Na dinâmica dos cenários e na explosão dos estímulos, ocorre uma liberdade que permite conjurar componentes diversos sem a necessidade de justificar absolutamente nada. É o “poder” de um estúdio milionário nas mãos de um autor que visualiza um mundo de diversidade fantástica. Paul W.S. Anderson não teme os olhares que buscam grandes reviravoltas ou sentido no cinema; pelo contrário, ele produz filmes para aqueles que apreciam o cinema como arte da ilusão. Resident Evil é uma franquia onde tudo é possível, onde sobreviventes coexistem com super-humanos, zumbis tradicionais, monstros voadores e até mesmo uma fábrica de clones.
A narrativa se desdobra através do espaço e da violência, espelhando a dinâmica dos videogames onde o cenário é um personagem que impulsiona o protagonista a evoluir.
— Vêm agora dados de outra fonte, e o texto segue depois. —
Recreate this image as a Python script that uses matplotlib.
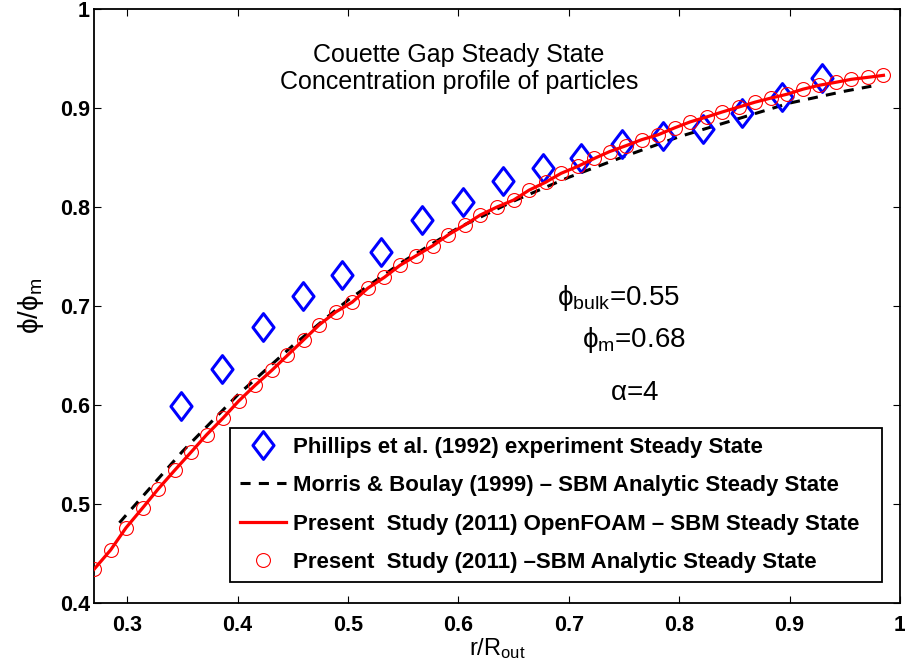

É uma relação direta de causa e consequência, em que o meio instiga, a brutalidade clama e o indivíduo responde. Nota-se que a ação não se apresenta como um elemento Gore; na verdade, raramente vemos o sangue espirrar na tela. Paul busca criar sequências violentas dinâmicas e visualmente impactantes, utilizando recursos linguísticos, como ângulos de câmera criativos, movimentos de câmera complexos e técnicas de edição elaboradas. Ele se aproveita de diferentes perspectivas, como planos detalhes, câmera na mão, (principalmente) slow motion, entre outras, para proporcionar uma sensação de imersão e movimento. Aqui reside o cerne da violência de Resident Evil: no movimento e nas possibilidades que ela oferece diante do cinema.
Assim, a franquia Resident Evil se destaca entre os melhores do cinema gamificado, como uma forma de entretenimento que ultrapassa os limites “tradicionais” do cinema, proporcionando ao espectador uma experiência imersiva, onde os elementos narrativos e estéticos dos videogames se fundem com a linguagem cinematográfica para criar obras vívidas, exageradas, potentes e com um estilo épico. Saúdam Paul W.S. Anderson pelo primor do cinema vulgar.